Ma è sul carcere che Flick ritiene non si possa più attendere. Lo spiega dopo aver citato l’intervento pronunciato poco prima dal capo del Dap Carlo Renoldi. «Ha usato un’espressione molto efficace: di carcere, in Italia, ce n’è troppo e male. Ecco, va riconsiderato il ricorso alla detenzione intramuraria come forma prevalente di esecuzione della pena. Va tenuto presente che la restrizione in un penitenziario offende la dignità della persona perché nega l’affettività, priva dello spazio e annulla il tempo. Il tempo cessa di esistere nel momento in cui chi è recluso in una cella viene anche privato della prospettiva del riscatto, della speranza. Sul carcere le riforme sono urgenti».

In realtà da quel che si intuisce la giustizia non sarà una priorità della nuova fase politica. Ma per Flick, «la politica non può ripetere gli errori del passato e lavarsene le mani. Non è possibile. Si è per anni rassegnata alla cosiddetta supplenza della magistratura e ora, come detto, è proprio la magistratura che necessita interventi. Non si può lasciare in sospeso il discorso che Cartabia ha sì avviato, ma che va completato, anche nel penale. Mi auguro che si proceda con l’ascolto, anche degli avvocati».

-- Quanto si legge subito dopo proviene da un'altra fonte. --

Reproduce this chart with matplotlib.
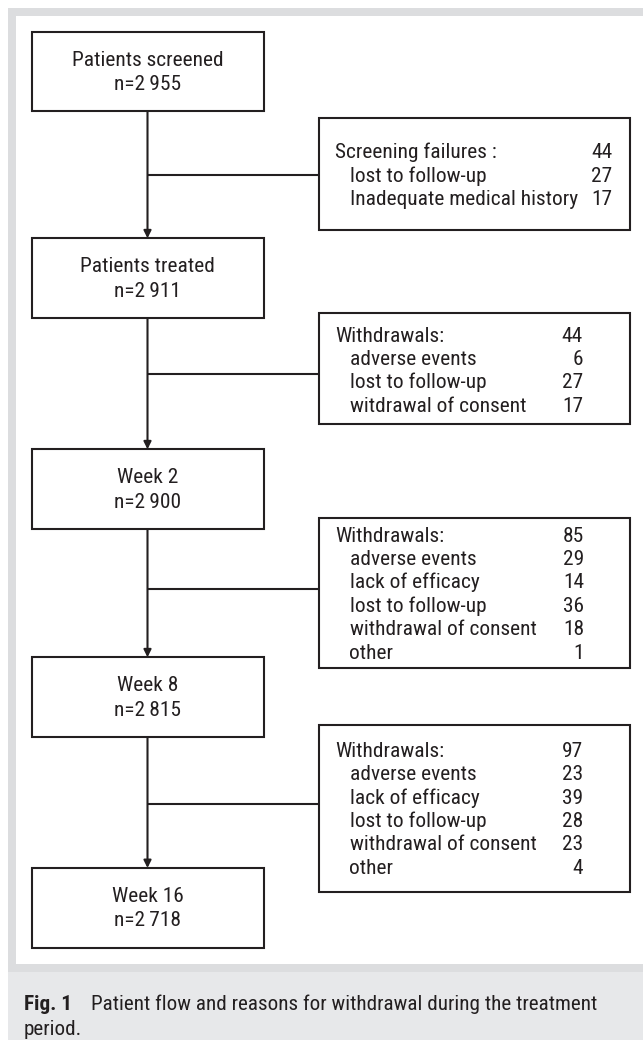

A Pescara Flick non manca di ricordare i fattori che hanno distratto l’ultima campagna elettorale dal discorso sulla giustizia: la guerra, la crisi energetica, e tutto dopo due ani e mezzo di pandemia. Ma non occuparsi di giustizia, e di carcere innanzitutto, è scelta che il presidente emerito della Consulta giudicherebbe come un errore. E suscita così applausi dalla platea dei penalisti, nonostante non addolcisca affatto la sua «perplessità» sull’altra riforma indicata come inderogabile dall’avvocatura, la separazione delle carriere».

«Non credo», spiega, «rappresenti la strada più efficace per rimettere i poteri del pubblico ministero su un piano di equilibrio, lo si dovrebbe piuttosto vincolare a un maggiore rispetto del precedente e anche dei termini del procedimento». D’altronde al congresso dei penalisti Flick suscita una vera e propria ovazione quando dice: «Sono stato e sono avvocato» : E aggiunge: «Ho vissuto anche l’esperienza del magistrato. Ritenevo allora di dover cercare le certezze della legge. Ho rafforzato poi, con le mie esperienze successive, la cultura del dubbio, E ho colto l’importanza di coltivarlo, quel dubbio, come spinta costante per il dialogo».